How To Get In: The restaurant will announce on Instagram when reservations open up for the next month. There will be a waitlist if you’re too slow, and if you don’t want to compete with the reservation crowd at all, Communion’s Sunday brunch from 11am-3pm is walk-in only.
Taneda Sushi In Kaiseki
Verdict: This nine-seat counter serves an omakase that’ll undoubtedly be one of the best meals of your year if you love raw fish. You’ll get things like chopped toro handrolls, chutoro and otoro nigiri, uni wrapped in sweet shrimp, Japanese scallops, seared A5 miyazaki wagyu topped with caviar, and even a second uni course. The $215 price tag might seem like a lot to drop on a meal, but think of it like taking yourself out on a date, only one where you’ll reach out for a piece of eel instead of someone else’s hand.

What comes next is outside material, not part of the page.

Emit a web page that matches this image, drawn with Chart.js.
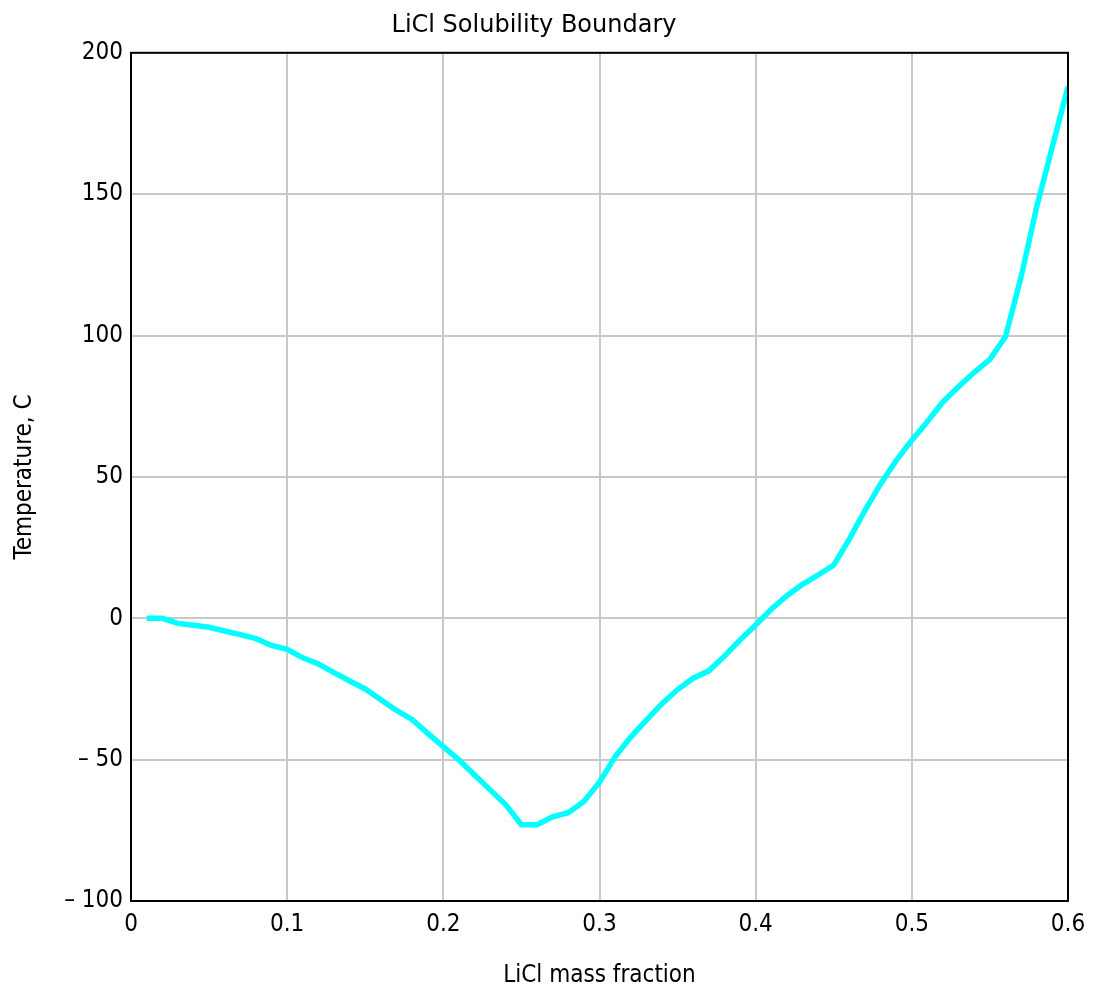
<!DOCTYPE html>
<html>
<head>
<meta charset="utf-8">
<script src="https://cdn.jsdelivr.net/npm/chart.js@4"></script>
<style>
  html, body { margin: 0; padding: 0; background: #ffffff; }
  #wrap { width: 1096px; height: 988px; }
</style>
</head>
<body>
<div id="wrap"><canvas id="c" width="1096" height="988"></canvas></div>
<script>
const chartTitle = "LiCl Solubility Boundary";
const xAxisTitle = "LiCl mass fraction";
const yAxisTitle = "Temperature, C";

const massFraction = [
  0.01, 0.02, 0.03, 0.04, 0.05, 0.06, 0.07, 0.08, 0.09, 0.10,
  0.11, 0.12, 0.13, 0.14, 0.15, 0.16, 0.17, 0.18, 0.19, 0.20,
  0.21, 0.22, 0.23, 0.24, 0.25, 0.26, 0.27, 0.28, 0.29, 0.30,
  0.31, 0.32, 0.33, 0.34, 0.35, 0.36, 0.37, 0.38, 0.39, 0.40,
  0.41, 0.42, 0.43, 0.44, 0.45, 0.46, 0.47, 0.48, 0.49, 0.50,
  0.51, 0.52, 0.53, 0.54, 0.55, 0.56, 0.57, 0.58, 0.59, 0.60
];
const temperature = [
  0, 0, -1.8, -2.5, -3.2, -4.5, -5.8, -7.2, -9.6, -11,
  -14, -16.2, -19.2, -22.2, -25, -28.8, -32.6, -35.8, -40.7, -45.4,
  -50.1, -55.4, -60.7, -66, -73, -73, -70.2, -68.8, -64.8, -58,
  -49, -42, -36, -30.2, -25.2, -21.2, -18.6, -13.4, -7.7, -2.4,
  3.2, 8, 12, 15.3, 18.8, 28, 38.2, 47.5, 55.8, 63,
  69.6, 76.6, 82, 87, 91.6, 99.6, 120.8, 145.6, 166.8, 188
];
const xTicks = [0, 0.1, 0.2, 0.3, 0.4, 0.5, 0.6];
const yTicks = [-100, -50, 0, 50, 100, 150, 200];

const points = massFraction.map((x, i) => ({ x: x, y: temperature[i] }));
const FONT_T = "'DejaVu Sans', Verdana, sans-serif";
const FONT = "'DejaVu Sans Condensed', 'DejaVu Sans', sans-serif";

const frame = {
  id: 'frame',
  afterDraw(chart) {
    const a = chart.chartArea, ctx = chart.ctx;
    ctx.save();
    ctx.strokeStyle = '#000';
    ctx.lineWidth = 2;
    ctx.strokeRect(a.left, a.top, a.right - a.left, a.bottom - a.top);
    ctx.restore();
  }
};

function fmt(v) {
  if (v < 0) return '\u2013 ' + Math.abs(v);
  return String(Math.round(v * 10) / 10);
}

new Chart(document.getElementById('c'), {
  type: 'line',
  data: {
    datasets: [{
      data: points,
      borderColor: '#00ffff',
      borderWidth: 5.5,
      pointRadius: 0,
      tension: 0,
      fill: false
    }]
  },
  options: {
    responsive: false,
    animation: false,
    layout: { padding: { left: 0, right: 28, top: 0, bottom: 0 } },
    plugins: {
      legend: { display: false },
      tooltip: { enabled: false },
      title: {
        display: true,
        text: chartTitle,
        color: '#000',
        font: { family: FONT_T, size: 24, weight: 'normal', lineHeight: 1.2 },
        padding: { top: 11, bottom: 13 }
      }
    },
    scales: {
      x: {
        type: 'linear',
        min: 0, max: 0.6,
        afterBuildTicks(scale) { scale.ticks = xTicks.map(v => ({ value: v })); },
        afterFit(scale) { scale.height = 87; },
        ticks: {
          color: '#000',
          font: { family: FONT, size: 24 },
          padding: 9,
          maxRotation: 0,
          callback: v => fmt(v)
        },
        grid: { color: '#c8c8c8', lineWidth: 2, drawTicks: false },
        border: { display: true, color: '#000', width: 2 },
        title: {
          display: true,
          text: xAxisTitle,
          color: '#000',
          font: { family: FONT, size: 24, lineHeight: 1 },
          padding: { top: 0, bottom: 0 }
        }
      },
      y: {
        type: 'linear',
        min: -100, max: 200,
        afterBuildTicks(scale) { scale.ticks = yTicks.map(v => ({ value: v })); },
        afterFit(scale) { scale.width = 131; },
        ticks: {
          color: '#000',
          font: { family: FONT, size: 24 },
          padding: 8,
          callback: v => fmt(v)
        },
        grid: { color: '#c8c8c8', lineWidth: 2, drawTicks: false },
        border: { display: true, color: '#000', width: 2 },
        title: {
          display: true,
          text: yAxisTitle,
          color: '#000',
          font: { family: FONT, size: 24, lineHeight: 1.2 },
          padding: { top: 10, bottom: 0 }
        }
      }
    }
  },
  plugins: [frame]
});
</script>
</body>
</html>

How To Get In: The restaurant’s Instagram announces when reservations will go live, typically at 11am on the second to last Saturday of the month. It’s in your best interest to try to secure one at that time exactly. If you miss it, try again next time or sign up for the waitlist.
The Pink Door
Verdict: The Pink Door is an iconic Italian restaurant with Elliott Bay views, aerial performances, and a standout spinach lasagna with pesto, marinara, and velvety besciamella that occupies our daily thoughts. Don’t let the tourist hellzone location that is Pike Place deter you: The Pink Door is more than worth braving the crowds, lack of parking, and raw fish smells.
How To Get In: You can get a reservation starting 30 days in advance, but if you try for something last-minute, you'll probably be left with tables for a late lunch at 3pm. If you try and book three weeks ahead of time, you'll usually be able to snag a late dinner at 9pm.